January Gill O’Neil has worked hard to get where she is today.
The associate professor of English at Salem State University discusses that reality in a poem, “I Slept in John Grisham’s Bed,” which recalls the year she spent from 2019 to 2020 as the John and Renee Grisham Writer-in-Residence at the University of Mississippi.
The appointment included residence in a home once owned by Grisham, the best-selling author of legal thrillers who attended the University of Mississippi and whose former bed has “a well/in the center I’d always roll into.”
“I worked hard to earn that bed/and the room surrounding it,” O’Neil writes. “Meaning,/I must have written words, once,/That meant something.”
The poet imagines Grisham’s life in that house, and other people who have held the fellowship he bestowed, and she even starts to think “big thoughts” about “time travel or black holes.”
But the comfortable bed that served as a symbol of how far she has come also reminded O’Neil that the work of writing is never done, whenever she saw “the bed’s blank page against the shimmer of skyglow.”
The poem appears in “Glitter Road,” O’Neil’s fourth book, which is being released on Tuesday, Feb. 6.
She will read from the new work on Tuesday, Feb. 13, at Endicott College and on Thursday, Feb. 22, at Copper Dog Books, both in Beverly, and at other locations listed at www.januarygilloneil.com/events.
“This book is a little bit of a natural progression from ‘Rewilding’ (published in 2018), where I’m centered in my life, and have this wonderful opportunity to go to Mississippi,” O’Neil said. “I also fell in love down there.”
Readers of O’Neil’s previous work, which also includes “Underlife” from 2009 and “Misery Islands” from 2014, will recognize themes relating to personal relationships, the natural world and race.
They will also encounter meditative lyrics alongside found poems, poems written in unique or experimental forms and poems that turn on the multiple meanings of single words.
“I enjoy looking at the same six or seven subjects, and how they change over time,” O’Neil said. “How I looked at love in my thirties is different from now.

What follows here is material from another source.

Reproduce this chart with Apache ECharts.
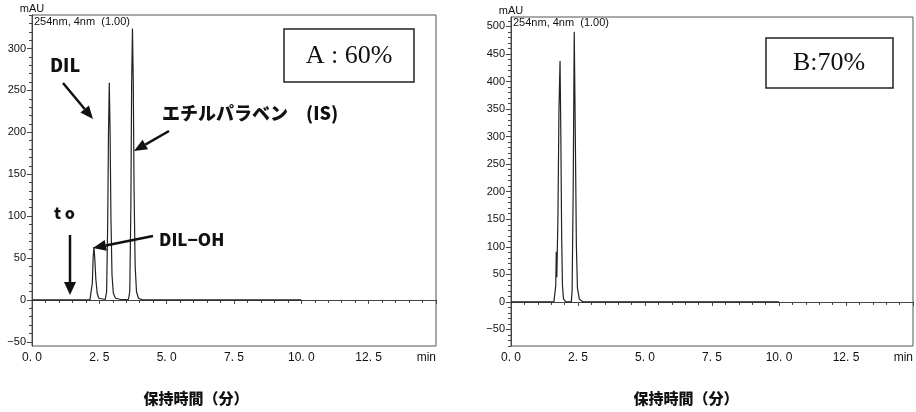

I enjoy the challenge—I used to look at this differently, and how can I express it? How can I go deeper, at this point of my life, with craft and style?”
While Mississippi is the focus of many poems in “Glitter Road,” the book opens with several poems that remember the death of O’Neil’s ex-husband on the North Shore in 2016.
“Autopsy,” a poem about this bitter ending that is ironically placed at the book’s beginning, recalls the scientific measurements in which her ex-husband’s death was recorded on a form.
But it is also an autopsy that O’Neil performs on her own emotions, after remembering that she once told her ex-husband that he’d be dead in five years, “and I was right.”
While the poem describes this as an “awful thing that people say/when they can’t hear their own joy,” she also says that she has already forgiven herself for saying it.
But the end of the poem provides an irony of its own, by revealing a sense of renewal in O’Neil’s need to remember.
“This is not an elegy or an apology,/The lungs taking in too much water—/this is a memory coming up for air,” she writes.
The poems in this section give a personal twist to some of those set in Mississippi, which are scattered throughout the book.
While O’Neil said her time at the University of Mississippi was a “great year,” personally and professionally, her visit there also exposed her directly to some facts of southern history.
“I often describe Mississippi as not what you would expect, but also exactly what you would expect,” she said.
One poem, “Rowan Oak,” is about a dinner at the former home of Nobel Prize-winning Mississippi novelist William Faulkner, and is prefaced with one of his most famous statements, “The past is never dead. It’s never past.”
O’Neil describes southern history as sitting “in plain view,” which is evident from the living quarters of Faulkner’s “mammy” on the grounds of his estate, and the memorial for Emmett Till in Glendora, Mississippi.
While the presence of that memorial suggests a healthy reckoning with the past, when African American Till was brutally murdered in 1955 by white men for allegedly flirting with a white woman, the sign’s own history suggests that some things haven’t changed.
“There have been signs before,/three: stolen, shot-up, tossed in the river,” the last one standing for just 35 days before it was replaced with a bulletproof marker that weighs 500 pounds, O’Neil writes in “At the Rededication of the Emmett Till Memorial, Glendora, MS.”
Consolations for this conflict are hard to find, even in the landscapes and natural creatures that O’Neil loves to explore.
But an epigraph from another Black, female poet, Toi Derricotte, which stands at the beginning of “Glitter Road,” suggests another life-giving resource at O’Neil’s disposal, along with memory: “Joy is an act of resistance.”
It’s a joy that O’Neil records in the poem “Cartwheel,” which suggests the pleasures of poetry that she brings to readers, while also celebrating a physical feat.
“That I go through the turn/and keep landing on my feet/is a goddamn miracle,” O’Neil writes.